The toxic display of rude behavior and character assassination that has become a hallmark of this presidential primary season is matched only by the disturbing manifest ignorance by some of the candidates about economic issues.
We have heard, ad nauseam, epithets such as: “We don’t make things anymore . . . We keep sending our jobs overseas . . . China and Mexico are killing us on trade deals . . . The Chinese manipulate their currencies.”
Each one of these assertions, aimed at riling up the voting public, is absolutely false.
Let’s see what the truth actually is:
▪ “We don’t make things anymore.” This one is the mother of all lies. U.S. manufacturing is strong, growing larger, and more productive and competitive than ever — especially in machinery, electronic equipment, aircraft and vehicles, America’s top four exports. However, it is less labor-intensive as technology (including robots) substitutes humans — a global trend, impacting rich and poor nations alike, including China. Nonetheless, the $2.5 trillion U.S. manufacturing economy faces a shortage of 2 million skilled jobs over the next decade. Both foreign direct investment (FDI) and exports are drivers of America’s manufacturing competitiveness. FDI in manufacturing exceeds $1 trillion, with motor vehicles most prominent (e.g., Honda in Indiana, Nissan in Tennessee, Mercedes in Alabama, BMW in South Carolina). U.S. auto exports (2 million vehicles) set a record high last year.
▪ “We keep sending all our jobs and moving our factories overseas.” Despite all the hysteria over the U.S. outsourcing more and more of our jobs, it affects less than .2 percent of employed Americans. Less than 20 percent of workers affected by outsourcing lose their jobs; the rest are repositioned within the firm. In recent years more and more companies have beenbacksourcing — bringing outsourced work back home. As for “runaway plants,” many of those overseas plants source inputs from the United States. The Mexican operations of Ford and GM, for examples, source 65 percent-75 percent of their components from U.S. plants.

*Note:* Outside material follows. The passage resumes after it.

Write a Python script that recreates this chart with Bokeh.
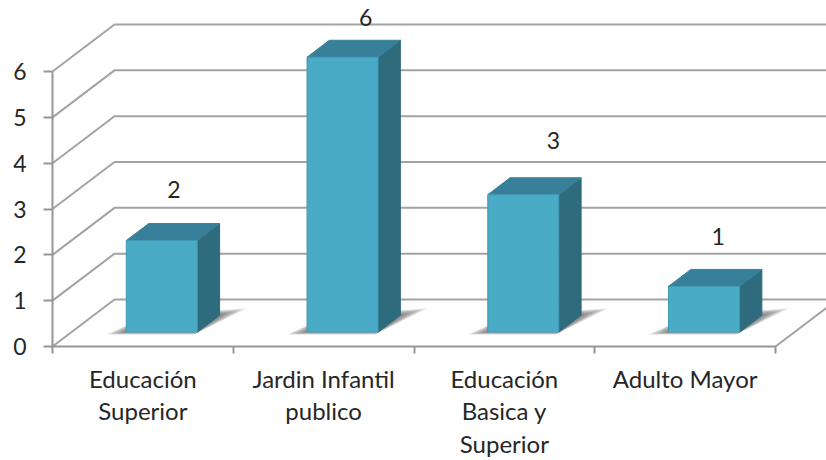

▪ “China and Mexico are killing us on trade deals.” The United States has no free trade deals with China. As for Mexico, part of NAFTA along with Canada, trade has increased 632 percent since the accord was implemented 22 years ago. It now equals over $1 trillion and produces a trade surplus for the U.S., not a deficit. Here’s the math: Mexico sold $290 billion to the U.S. in 2014 — $166 billion was U.S. content, which added to the $240 billion we exported to Mexico renders a surplus for the U.S. of $162 billion. As for other trade deals, next up on the docket is the Trans-Pacific Partnership involving the U.S. and 11 signatory countries. Opposed by a number of the candidates, the agreement eliminates over 18,000 different tariffs on American exports and includes the strongest worker protections of any agreement in history.
“The Chinese are manipulating their currency.” The fact is that every central bank — including the Fed — has the legal monopoly power to fix its exchange rate to achieve price stability or full employment. The U.S. does this through the federal funds rate. It is comparative advantage that drives trade regardless of monetary policy. From 2004-2014 the dollar depreciated 25 percent against the yuan while our deficit with China more than doubled! Nevertheless, as the yuan continues to gain value, expect China to buy more goods and services from the United States; to invest more here ($36 billion currently); to purchase more government securities and to send us more tourists and students.
The xenophobic, protectionist rants of neo-populists of both the left and right prey upon the anger, fear, and limited economic knowledge of voters.
The American people deserve better from those who vie for the highest office in the land.
At the same time citizens have the responsibility to educate themselves to learn the facts and make the most sensible presidential choice for in November.
Jerry Haar is a business professor at Florida International University and a senior research fellow at Georgetown University’s McDonough School of Business.